Citing a poll by the TES which showed 30 per cent of teachers were planning to vote Conservative, he added it could have been “an acute strategy - probably a good piece of casting”.
He said it was ironic that - whenever there was a ministerial visit to a school - it would “strut its stuff in terms of its arts provision” with “a snatch of a school play” or “some kid playing the violin”. However, after the minister left, the subject was “marginalised”.
Too often today the arts were having to compete with sport, he added. “We’re moving dangerously towards a point where sport and the arts are competing for funding and time,” he said. “That’s lethal - the idea there is an either or is madness.

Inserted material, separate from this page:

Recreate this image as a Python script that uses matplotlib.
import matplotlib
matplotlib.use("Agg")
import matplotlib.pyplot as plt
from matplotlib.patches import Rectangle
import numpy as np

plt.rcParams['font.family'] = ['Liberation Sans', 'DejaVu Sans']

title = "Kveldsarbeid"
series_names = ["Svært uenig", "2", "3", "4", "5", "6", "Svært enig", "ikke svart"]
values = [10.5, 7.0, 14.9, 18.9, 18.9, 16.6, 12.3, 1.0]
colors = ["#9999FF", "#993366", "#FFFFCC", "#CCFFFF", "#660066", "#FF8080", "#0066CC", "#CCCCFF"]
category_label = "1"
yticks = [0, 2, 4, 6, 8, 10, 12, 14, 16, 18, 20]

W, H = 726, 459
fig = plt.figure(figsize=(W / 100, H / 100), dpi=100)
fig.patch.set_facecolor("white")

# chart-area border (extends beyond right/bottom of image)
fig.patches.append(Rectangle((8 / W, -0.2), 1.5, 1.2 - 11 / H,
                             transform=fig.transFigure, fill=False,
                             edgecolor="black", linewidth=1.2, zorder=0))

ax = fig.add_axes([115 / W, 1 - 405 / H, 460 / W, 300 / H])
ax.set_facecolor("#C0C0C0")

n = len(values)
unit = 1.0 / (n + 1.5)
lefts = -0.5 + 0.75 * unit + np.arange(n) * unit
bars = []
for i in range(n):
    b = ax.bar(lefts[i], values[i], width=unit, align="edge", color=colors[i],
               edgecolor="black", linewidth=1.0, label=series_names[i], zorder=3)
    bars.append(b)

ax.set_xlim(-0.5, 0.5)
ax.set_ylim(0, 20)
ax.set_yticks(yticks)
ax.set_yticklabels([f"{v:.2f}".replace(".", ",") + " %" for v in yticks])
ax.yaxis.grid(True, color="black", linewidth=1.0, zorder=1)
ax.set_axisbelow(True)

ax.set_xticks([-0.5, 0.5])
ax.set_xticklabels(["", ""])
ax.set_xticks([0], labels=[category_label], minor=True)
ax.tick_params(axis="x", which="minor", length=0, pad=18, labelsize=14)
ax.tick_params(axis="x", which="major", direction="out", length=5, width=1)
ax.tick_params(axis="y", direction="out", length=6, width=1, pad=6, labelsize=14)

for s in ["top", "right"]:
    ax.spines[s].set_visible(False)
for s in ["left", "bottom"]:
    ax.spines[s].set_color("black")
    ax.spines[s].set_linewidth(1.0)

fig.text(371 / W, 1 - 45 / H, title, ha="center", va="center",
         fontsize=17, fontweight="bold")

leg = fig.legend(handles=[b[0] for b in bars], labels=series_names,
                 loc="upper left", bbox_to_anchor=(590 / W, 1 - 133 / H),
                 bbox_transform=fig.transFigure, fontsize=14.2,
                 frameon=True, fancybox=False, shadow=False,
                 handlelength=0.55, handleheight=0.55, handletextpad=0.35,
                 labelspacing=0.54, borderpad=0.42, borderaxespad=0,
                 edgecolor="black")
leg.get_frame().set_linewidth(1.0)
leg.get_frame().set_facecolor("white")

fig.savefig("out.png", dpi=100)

Sport and the arts should get together and shout loudly together for resources rather than compete.”
Lord Puttnam acknowledged that there was a need for more engineers in the UK but argued that some of the engineers who were most happy in their jobs were in employment linked to the arts - on the production side.
He added: “I think there are any number of kids with enormous potential who don’t ever get a chance to realise it because they’re not given the opportunity.”
He criticised the lack of focus on education during the election campaign in comparison with the 1997 election campaign when Tony Blair famously gave his three priorities as “Education, education and education” and John Major said his were the same “but not necessarily in that order”
“We seem to have got to the point where we tolerate a situation where education is all right and everything else is great,” he said. Yet a successful education system would lift people out of poverty and reliance on the health service, he argued.
Lord Puttnam was responsible for establishing the annual Teaching Awards - dubbed the profession’s “Oscars”. His many films included Chariots of Fire, which won an Academy Award for the best film.